Your task: Skip all pictures, then copy the lines from the start of the data through the line with "W, H = 1284, 807", keeping both ends.

□ □ □

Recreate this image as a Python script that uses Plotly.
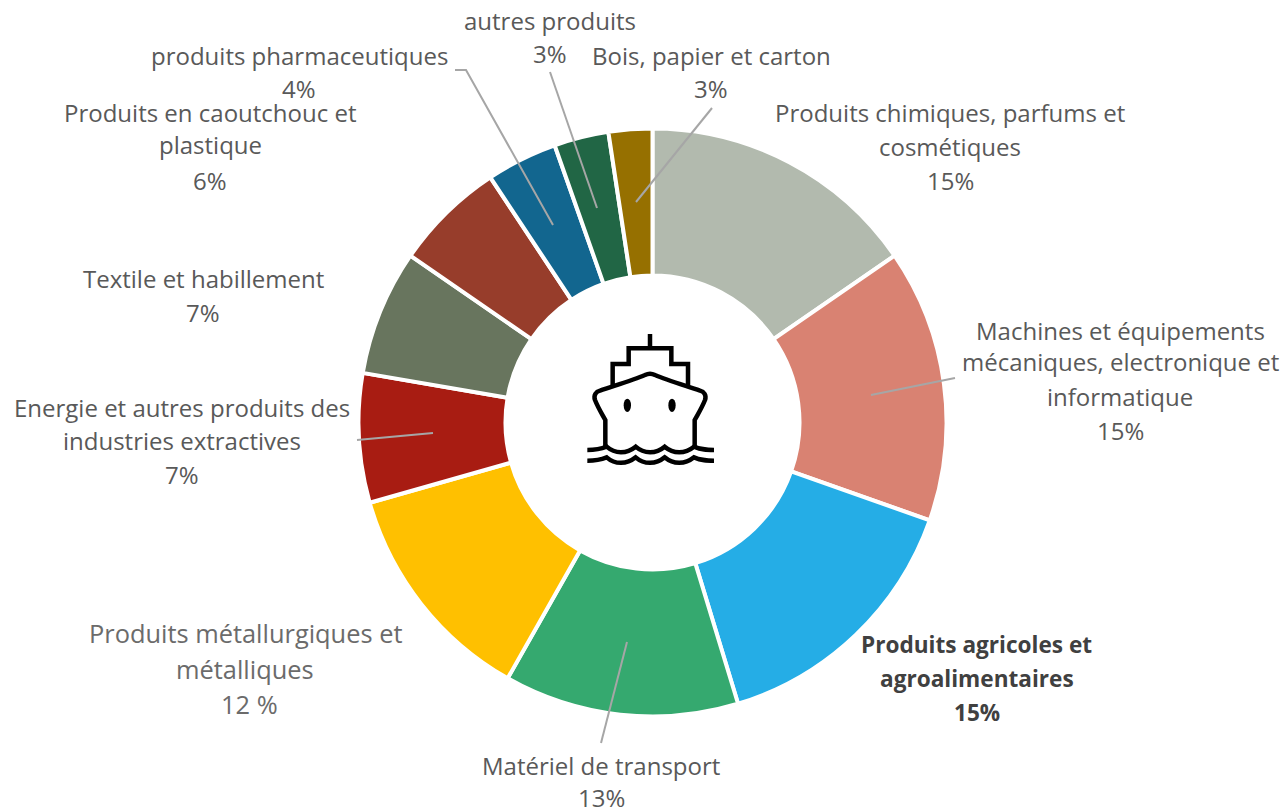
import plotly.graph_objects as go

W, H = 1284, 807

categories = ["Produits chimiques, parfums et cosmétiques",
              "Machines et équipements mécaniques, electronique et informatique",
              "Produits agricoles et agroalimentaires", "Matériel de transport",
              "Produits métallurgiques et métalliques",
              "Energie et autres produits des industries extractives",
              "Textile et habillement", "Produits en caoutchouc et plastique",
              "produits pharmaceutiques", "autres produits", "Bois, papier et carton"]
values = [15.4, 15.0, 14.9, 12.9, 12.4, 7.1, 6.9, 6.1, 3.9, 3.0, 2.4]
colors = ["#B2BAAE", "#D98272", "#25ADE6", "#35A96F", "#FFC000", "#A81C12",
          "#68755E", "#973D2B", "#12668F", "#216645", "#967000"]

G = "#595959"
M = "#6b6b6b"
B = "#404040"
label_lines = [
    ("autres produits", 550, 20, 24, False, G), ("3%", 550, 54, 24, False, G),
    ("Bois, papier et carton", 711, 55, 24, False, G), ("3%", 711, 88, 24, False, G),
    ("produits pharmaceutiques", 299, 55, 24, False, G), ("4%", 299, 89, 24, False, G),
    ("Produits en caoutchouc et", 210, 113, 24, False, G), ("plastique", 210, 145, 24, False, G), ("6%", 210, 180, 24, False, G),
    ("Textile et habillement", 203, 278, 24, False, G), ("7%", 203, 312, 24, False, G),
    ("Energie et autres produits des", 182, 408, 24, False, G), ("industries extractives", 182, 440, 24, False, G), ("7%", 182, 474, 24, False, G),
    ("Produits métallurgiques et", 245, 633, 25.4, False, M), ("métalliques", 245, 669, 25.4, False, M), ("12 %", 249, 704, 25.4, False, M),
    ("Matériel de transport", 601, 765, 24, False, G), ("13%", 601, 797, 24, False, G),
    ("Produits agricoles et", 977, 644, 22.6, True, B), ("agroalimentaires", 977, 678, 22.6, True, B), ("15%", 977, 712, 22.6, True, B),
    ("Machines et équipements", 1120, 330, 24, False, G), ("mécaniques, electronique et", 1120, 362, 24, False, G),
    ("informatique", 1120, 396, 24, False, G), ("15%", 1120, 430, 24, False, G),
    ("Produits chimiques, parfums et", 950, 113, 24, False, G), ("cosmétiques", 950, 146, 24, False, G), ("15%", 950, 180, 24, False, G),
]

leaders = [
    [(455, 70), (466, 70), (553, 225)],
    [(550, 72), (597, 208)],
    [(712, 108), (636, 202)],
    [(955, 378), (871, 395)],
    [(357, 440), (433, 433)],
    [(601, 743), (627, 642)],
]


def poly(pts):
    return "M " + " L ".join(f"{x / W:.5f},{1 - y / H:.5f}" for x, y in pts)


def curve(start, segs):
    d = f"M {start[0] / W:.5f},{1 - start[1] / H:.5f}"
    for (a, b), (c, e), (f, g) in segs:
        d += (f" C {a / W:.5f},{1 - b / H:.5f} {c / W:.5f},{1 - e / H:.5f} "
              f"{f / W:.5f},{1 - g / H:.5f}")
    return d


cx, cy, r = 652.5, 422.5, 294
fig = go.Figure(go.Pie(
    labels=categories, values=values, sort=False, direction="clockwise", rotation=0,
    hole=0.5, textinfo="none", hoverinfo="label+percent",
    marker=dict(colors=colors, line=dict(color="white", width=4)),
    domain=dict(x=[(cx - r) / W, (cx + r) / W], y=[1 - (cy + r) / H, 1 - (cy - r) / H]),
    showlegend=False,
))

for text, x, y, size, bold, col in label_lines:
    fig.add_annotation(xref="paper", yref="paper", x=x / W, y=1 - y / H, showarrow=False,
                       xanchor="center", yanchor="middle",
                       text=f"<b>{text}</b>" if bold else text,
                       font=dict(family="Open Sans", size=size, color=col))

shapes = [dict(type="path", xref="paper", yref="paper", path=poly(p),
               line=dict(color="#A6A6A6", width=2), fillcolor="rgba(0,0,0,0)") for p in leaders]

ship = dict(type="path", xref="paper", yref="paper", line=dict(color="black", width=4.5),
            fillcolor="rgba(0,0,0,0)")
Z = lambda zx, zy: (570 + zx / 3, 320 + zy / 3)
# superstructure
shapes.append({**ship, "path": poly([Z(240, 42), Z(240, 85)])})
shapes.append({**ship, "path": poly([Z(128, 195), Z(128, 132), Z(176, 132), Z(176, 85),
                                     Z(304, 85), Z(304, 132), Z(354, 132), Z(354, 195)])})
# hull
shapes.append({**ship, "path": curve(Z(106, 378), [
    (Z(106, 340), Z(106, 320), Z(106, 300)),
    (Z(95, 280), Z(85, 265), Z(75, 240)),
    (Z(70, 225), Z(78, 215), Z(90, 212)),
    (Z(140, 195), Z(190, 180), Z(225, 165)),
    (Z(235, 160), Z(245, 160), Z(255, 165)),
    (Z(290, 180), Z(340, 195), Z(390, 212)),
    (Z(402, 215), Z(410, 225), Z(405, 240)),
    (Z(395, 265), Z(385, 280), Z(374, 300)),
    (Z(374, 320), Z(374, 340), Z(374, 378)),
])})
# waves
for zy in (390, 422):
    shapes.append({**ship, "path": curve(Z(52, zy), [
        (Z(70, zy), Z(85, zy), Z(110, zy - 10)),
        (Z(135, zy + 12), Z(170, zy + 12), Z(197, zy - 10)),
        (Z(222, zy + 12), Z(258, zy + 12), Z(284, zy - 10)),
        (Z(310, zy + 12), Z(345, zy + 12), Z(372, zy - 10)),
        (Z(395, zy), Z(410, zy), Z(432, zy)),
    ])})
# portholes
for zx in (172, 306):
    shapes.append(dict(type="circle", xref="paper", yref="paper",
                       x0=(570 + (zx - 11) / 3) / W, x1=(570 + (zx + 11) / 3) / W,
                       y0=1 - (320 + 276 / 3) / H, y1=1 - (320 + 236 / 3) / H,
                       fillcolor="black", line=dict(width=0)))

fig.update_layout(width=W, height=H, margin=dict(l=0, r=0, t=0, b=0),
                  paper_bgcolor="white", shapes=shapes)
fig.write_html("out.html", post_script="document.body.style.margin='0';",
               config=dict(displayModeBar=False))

□ □ □

Solution to the exercise:
Recreate this image as a Python script that uses Plotly.
import plotly.graph_objects as go

W, H = 1284, 807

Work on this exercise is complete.